++++ Stored data ++++

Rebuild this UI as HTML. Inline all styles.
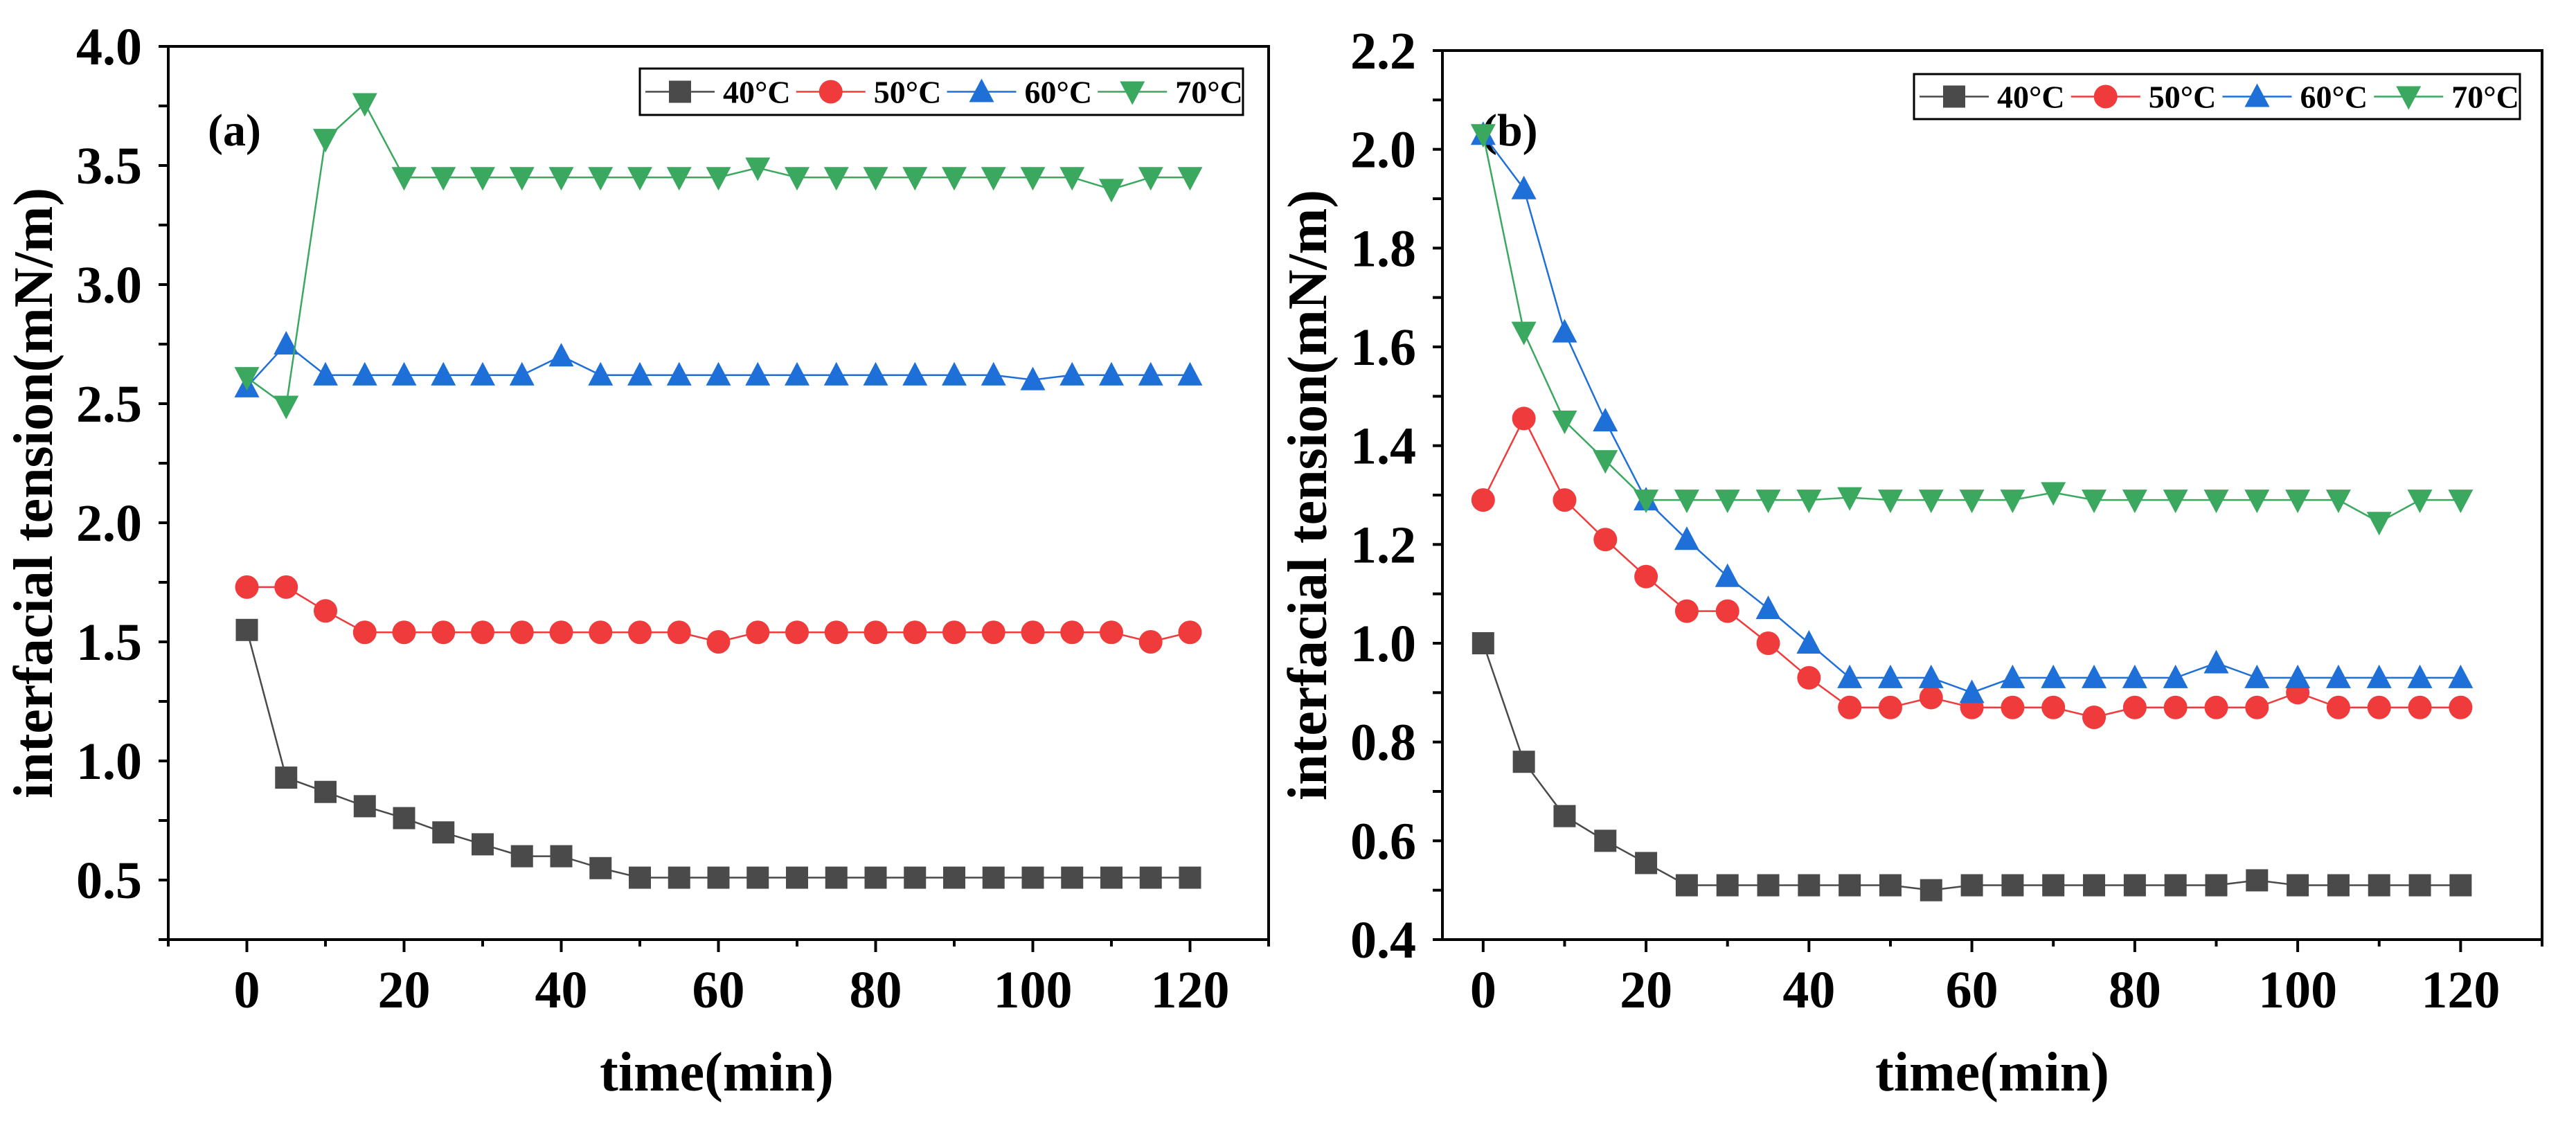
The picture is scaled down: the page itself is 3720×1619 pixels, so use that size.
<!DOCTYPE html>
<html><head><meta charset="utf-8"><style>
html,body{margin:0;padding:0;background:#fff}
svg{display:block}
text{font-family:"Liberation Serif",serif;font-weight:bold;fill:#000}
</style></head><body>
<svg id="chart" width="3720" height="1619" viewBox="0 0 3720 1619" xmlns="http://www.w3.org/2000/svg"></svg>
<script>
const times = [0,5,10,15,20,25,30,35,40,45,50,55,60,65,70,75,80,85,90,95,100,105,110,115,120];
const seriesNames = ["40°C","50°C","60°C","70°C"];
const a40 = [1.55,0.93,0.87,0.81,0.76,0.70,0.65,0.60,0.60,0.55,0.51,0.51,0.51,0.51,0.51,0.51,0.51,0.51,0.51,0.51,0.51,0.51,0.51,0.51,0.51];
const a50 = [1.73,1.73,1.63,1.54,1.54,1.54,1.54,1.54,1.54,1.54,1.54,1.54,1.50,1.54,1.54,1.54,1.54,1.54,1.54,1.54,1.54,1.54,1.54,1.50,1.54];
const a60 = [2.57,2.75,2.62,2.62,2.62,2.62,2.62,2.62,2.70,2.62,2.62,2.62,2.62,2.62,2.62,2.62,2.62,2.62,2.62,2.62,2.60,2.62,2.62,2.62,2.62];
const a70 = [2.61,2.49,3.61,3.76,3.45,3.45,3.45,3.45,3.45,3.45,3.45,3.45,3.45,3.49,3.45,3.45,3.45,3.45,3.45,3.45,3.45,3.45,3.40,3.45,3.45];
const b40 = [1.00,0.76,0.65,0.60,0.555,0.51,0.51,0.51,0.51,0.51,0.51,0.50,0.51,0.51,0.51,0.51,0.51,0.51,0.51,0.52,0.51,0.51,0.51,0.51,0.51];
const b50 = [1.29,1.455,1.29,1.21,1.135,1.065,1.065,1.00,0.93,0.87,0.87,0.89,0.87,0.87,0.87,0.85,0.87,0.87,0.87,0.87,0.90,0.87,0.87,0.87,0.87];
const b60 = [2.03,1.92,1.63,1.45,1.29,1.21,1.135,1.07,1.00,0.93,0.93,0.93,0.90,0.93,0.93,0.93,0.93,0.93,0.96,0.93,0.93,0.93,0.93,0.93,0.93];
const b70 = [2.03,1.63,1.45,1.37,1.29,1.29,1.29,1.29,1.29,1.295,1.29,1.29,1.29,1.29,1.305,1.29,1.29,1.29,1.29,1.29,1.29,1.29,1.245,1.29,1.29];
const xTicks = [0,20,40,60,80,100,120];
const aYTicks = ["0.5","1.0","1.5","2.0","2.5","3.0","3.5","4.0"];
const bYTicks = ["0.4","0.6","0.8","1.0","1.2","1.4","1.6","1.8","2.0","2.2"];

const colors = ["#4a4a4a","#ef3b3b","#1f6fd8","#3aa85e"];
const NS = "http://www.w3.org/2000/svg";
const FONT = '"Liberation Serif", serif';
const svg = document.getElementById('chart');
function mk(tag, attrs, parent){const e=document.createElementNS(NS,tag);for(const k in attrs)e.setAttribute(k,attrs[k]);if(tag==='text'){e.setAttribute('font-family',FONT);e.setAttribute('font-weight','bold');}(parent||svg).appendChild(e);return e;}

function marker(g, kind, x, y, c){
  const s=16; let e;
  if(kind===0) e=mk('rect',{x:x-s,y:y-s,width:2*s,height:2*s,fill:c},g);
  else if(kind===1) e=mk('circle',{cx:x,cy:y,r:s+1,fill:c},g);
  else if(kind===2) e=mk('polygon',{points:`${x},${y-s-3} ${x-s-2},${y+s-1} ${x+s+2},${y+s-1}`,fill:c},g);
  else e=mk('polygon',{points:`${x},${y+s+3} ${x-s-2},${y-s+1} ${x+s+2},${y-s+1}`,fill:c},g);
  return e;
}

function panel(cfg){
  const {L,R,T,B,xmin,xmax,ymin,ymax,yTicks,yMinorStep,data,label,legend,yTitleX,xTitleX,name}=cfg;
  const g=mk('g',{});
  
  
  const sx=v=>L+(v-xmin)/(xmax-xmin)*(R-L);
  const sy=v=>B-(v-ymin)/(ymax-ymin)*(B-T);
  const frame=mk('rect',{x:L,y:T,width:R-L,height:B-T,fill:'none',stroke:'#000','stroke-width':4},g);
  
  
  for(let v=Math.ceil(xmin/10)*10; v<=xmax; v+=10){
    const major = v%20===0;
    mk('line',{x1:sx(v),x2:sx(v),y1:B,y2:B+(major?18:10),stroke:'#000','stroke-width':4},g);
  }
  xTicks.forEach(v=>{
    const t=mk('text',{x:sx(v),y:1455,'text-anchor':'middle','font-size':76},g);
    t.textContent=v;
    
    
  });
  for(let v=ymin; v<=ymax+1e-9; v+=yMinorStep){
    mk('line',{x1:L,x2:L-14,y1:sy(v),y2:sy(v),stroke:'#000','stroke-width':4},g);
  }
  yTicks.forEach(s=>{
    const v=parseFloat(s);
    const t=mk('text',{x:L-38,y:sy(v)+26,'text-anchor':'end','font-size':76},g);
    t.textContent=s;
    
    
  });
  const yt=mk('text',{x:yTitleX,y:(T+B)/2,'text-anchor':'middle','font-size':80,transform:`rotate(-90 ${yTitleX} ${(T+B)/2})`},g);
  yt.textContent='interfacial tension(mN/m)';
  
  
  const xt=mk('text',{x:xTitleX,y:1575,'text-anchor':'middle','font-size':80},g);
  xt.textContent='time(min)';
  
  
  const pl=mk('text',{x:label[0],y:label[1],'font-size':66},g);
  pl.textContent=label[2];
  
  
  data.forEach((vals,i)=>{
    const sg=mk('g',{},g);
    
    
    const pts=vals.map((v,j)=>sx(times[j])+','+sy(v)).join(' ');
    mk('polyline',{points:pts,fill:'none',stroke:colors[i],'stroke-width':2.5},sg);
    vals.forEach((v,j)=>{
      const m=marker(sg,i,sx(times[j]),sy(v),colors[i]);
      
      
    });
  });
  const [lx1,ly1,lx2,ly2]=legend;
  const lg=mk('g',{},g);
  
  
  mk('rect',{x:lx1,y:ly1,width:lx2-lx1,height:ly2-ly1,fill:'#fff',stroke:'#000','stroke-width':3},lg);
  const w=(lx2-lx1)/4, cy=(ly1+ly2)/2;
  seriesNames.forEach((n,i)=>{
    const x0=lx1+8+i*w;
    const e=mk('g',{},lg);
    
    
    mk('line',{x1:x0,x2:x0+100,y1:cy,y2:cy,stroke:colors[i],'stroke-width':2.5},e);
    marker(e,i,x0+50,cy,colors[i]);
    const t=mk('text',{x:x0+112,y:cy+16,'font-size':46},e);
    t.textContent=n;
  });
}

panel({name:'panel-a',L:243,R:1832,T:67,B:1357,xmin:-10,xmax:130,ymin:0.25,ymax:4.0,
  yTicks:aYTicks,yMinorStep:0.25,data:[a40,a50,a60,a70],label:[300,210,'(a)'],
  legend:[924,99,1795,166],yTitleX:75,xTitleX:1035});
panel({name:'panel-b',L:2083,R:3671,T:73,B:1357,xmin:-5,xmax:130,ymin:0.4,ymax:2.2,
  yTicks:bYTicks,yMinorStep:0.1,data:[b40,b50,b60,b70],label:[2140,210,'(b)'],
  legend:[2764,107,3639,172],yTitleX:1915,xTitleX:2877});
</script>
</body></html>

++++

Copy out the listing exactly as it stands, but not the pictures.

Exercise result =>
Rebuild this UI as HTML. Inline all styles.
The picture is scaled down: the page itself is 3720×1619 pixels, so use that size.
<!DOCTYPE html>
<html><head><meta charset="utf-8"><style>
html,body{margin:0;padding:0;background:#fff}
svg{display:block}
text{font-family:"Liberation Serif",serif;font-weight:bold;fill:#000}
</style></head><body>
<svg id="chart" width="3720" height="1619" viewBox="0 0 3720 1619" xmlns="http://www.w3.org/2000/svg"></svg>
<script>
const times = [0,5,10,15,20,25,30,35,40,45,50,55,60,65,70,75,80,85,90,95,100,105,110,115,120];
const seriesNames = ["40°C","50°C","60°C","70°C"];
const a40 = [1.55,0.93,0.87,0.81,0.76,0.70,0.65,0.60,0.60,0.55,0.51,0.51,0.51,0.51,0.51,0.51,0.51,0.51,0.51,0.51,0.51,0.51,0.51,0.51,0.51];
const a50 = [1.73,1.73,1.63,1.54,1.54,1.54,1.54,1.54,1.54,1.54,1.54,1.54,1.50,1.54,1.54,1.54,1.54,1.54,1.54,1.54,1.54,1.54,1.54,1.50,1.54];
const a60 = [2.57,2.75,2.62,2.62,2.62,2.62,2.62,2.62,2.70,2.62,2.62,2.62,2.62,2.62,2.62,2.62,2.62,2.62,2.62,2.62,2.60,2.62,2.62,2.62,2.62];
const a70 = [2.61,2.49,3.61,3.76,3.45,3.45,3.45,3.45,3.45,3.45,3.45,3.45,3.45,3.49,3.45,3.45,3.45,3.45,3.45,3.45,3.45,3.45,3.40,3.45,3.45];
const b40 = [1.00,0.76,0.65,0.60,0.555,0.51,0.51,0.51,0.51,0.51,0.51,0.50,0.51,0.51,0.51,0.51,0.51,0.51,0.51,0.52,0.51,0.51,0.51,0.51,0.51];
const b50 = [1.29,1.455,1.29,1.21,1.135,1.065,1.065,1.00,0.93,0.87,0.87,0.89,0.87,0.87,0.87,0.85,0.87,0.87,0.87,0.87,0.90,0.87,0.87,0.87,0.87];
const b60 = [2.03,1.92,1.63,1.45,1.29,1.21,1.135,1.07,1.00,0.93,0.93,0.93,0.90,0.93,0.93,0.93,0.93,0.93,0.96,0.93,0.93,0.93,0.93,0.93,0.93];
const b70 = [2.03,1.63,1.45,1.37,1.29,1.29,1.29,1.29,1.29,1.295,1.29,1.29,1.29,1.29,1.305,1.29,1.29,1.29,1.29,1.29,1.29,1.29,1.245,1.29,1.29];
const xTicks = [0,20,40,60,80,100,120];
const aYTicks = ["0.5","1.0","1.5","2.0","2.5","3.0","3.5","4.0"];
const bYTicks = ["0.4","0.6","0.8","1.0","1.2","1.4","1.6","1.8","2.0","2.2"];

const colors = ["#4a4a4a","#ef3b3b","#1f6fd8","#3aa85e"];
const NS = "http://www.w3.org/2000/svg";
const FONT = '"Liberation Serif", serif';
const svg = document.getElementById('chart');
function mk(tag, attrs, parent){const e=document.createElementNS(NS,tag);for(const k in attrs)e.setAttribute(k,attrs[k]);if(tag==='text'){e.setAttribute('font-family',FONT);e.setAttribute('font-weight','bold');}(parent||svg).appendChild(e);return e;}

function marker(g, kind, x, y, c){
  const s=16; let e;
  if(kind===0) e=mk('rect',{x:x-s,y:y-s,width:2*s,height:2*s,fill:c},g);
  else if(kind===1) e=mk('circle',{cx:x,cy:y,r:s+1,fill:c},g);
  else if(kind===2) e=mk('polygon',{points:`${x},${y-s-3} ${x-s-2},${y+s-1} ${x+s+2},${y+s-1}`,fill:c},g);
  else e=mk('polygon',{points:`${x},${y+s+3} ${x-s-2},${y-s+1} ${x+s+2},${y-s+1}`,fill:c},g);
  return e;
}

function panel(cfg){
  const {L,R,T,B,xmin,xmax,ymin,ymax,yTicks,yMinorStep,data,label,legend,yTitleX,xTitleX,name}=cfg;
  const g=mk('g',{});
  
  
  const sx=v=>L+(v-xmin)/(xmax-xmin)*(R-L);
  const sy=v=>B-(v-ymin)/(ymax-ymin)*(B-T);
  const frame=mk('rect',{x:L,y:T,width:R-L,height:B-T,fill:'none',stroke:'#000','stroke-width':4},g);
  
  
  for(let v=Math.ceil(xmin/10)*10; v<=xmax; v+=10){
    const major = v%20===0;
    mk('line',{x1:sx(v),x2:sx(v),y1:B,y2:B+(major?18:10),stroke:'#000','stroke-width':4},g);
  }
  xTicks.forEach(v=>{
    const t=mk('text',{x:sx(v),y:1455,'text-anchor':'middle','font-size':76},g);
    t.textContent=v;
    
    
  });
  for(let v=ymin; v<=ymax+1e-9; v+=yMinorStep){
    mk('line',{x1:L,x2:L-14,y1:sy(v),y2:sy(v),stroke:'#000','stroke-width':4},g);
  }
  yTicks.forEach(s=>{
    const v=parseFloat(s);
    const t=mk('text',{x:L-38,y:sy(v)+26,'text-anchor':'end','font-size':76},g);
    t.textContent=s;
    
    
  });
  const yt=mk('text',{x:yTitleX,y:(T+B)/2,'text-anchor':'middle','font-size':80,transform:`rotate(-90 ${yTitleX} ${(T+B)/2})`},g);
  yt.textContent='interfacial tension(mN/m)';
  
  
  const xt=mk('text',{x:xTitleX,y:1575,'text-anchor':'middle','font-size':80},g);
  xt.textContent='time(min)';
  
  
  const pl=mk('text',{x:label[0],y:label[1],'font-size':66},g);
  pl.textContent=label[2];
  
  
  data.forEach((vals,i)=>{
    const sg=mk('g',{},g);
    
    
    const pts=vals.map((v,j)=>sx(times[j])+','+sy(v)).join(' ');
    mk('polyline',{points:pts,fill:'none',stroke:colors[i],'stroke-width':2.5},sg);
    vals.forEach((v,j)=>{
      const m=marker(sg,i,sx(times[j]),sy(v),colors[i]);
      
      
    });
  });
  const [lx1,ly1,lx2,ly2]=legend;
  const lg=mk('g',{},g);
  
  
  mk('rect',{x:lx1,y:ly1,width:lx2-lx1,height:ly2-ly1,fill:'#fff',stroke:'#000','stroke-width':3},lg);
  const w=(lx2-lx1)/4, cy=(ly1+ly2)/2;
  seriesNames.forEach((n,i)=>{
    const x0=lx1+8+i*w;
    const e=mk('g',{},lg);
    
    
    mk('line',{x1:x0,x2:x0+100,y1:cy,y2:cy,stroke:colors[i],'stroke-width':2.5},e);
    marker(e,i,x0+50,cy,colors[i]);
    const t=mk('text',{x:x0+112,y:cy+16,'font-size':46},e);
    t.textContent=n;
  });
}

panel({name:'panel-a',L:243,R:1832,T:67,B:1357,xmin:-10,xmax:130,ymin:0.25,ymax:4.0,
  yTicks:aYTicks,yMinorStep:0.25,data:[a40,a50,a60,a70],label:[300,210,'(a)'],
  legend:[924,99,1795,166],yTitleX:75,xTitleX:1035});
panel({name:'panel-b',L:2083,R:3671,T:73,B:1357,xmin:-5,xmax:130,ymin:0.4,ymax:2.2,
  yTicks:bYTicks,yMinorStep:0.1,data:[b40,b50,b60,b70],label:[2140,210,'(b)'],
  legend:[2764,107,3639,172],yTitleX:1915,xTitleX:2877});
</script>
</body></html>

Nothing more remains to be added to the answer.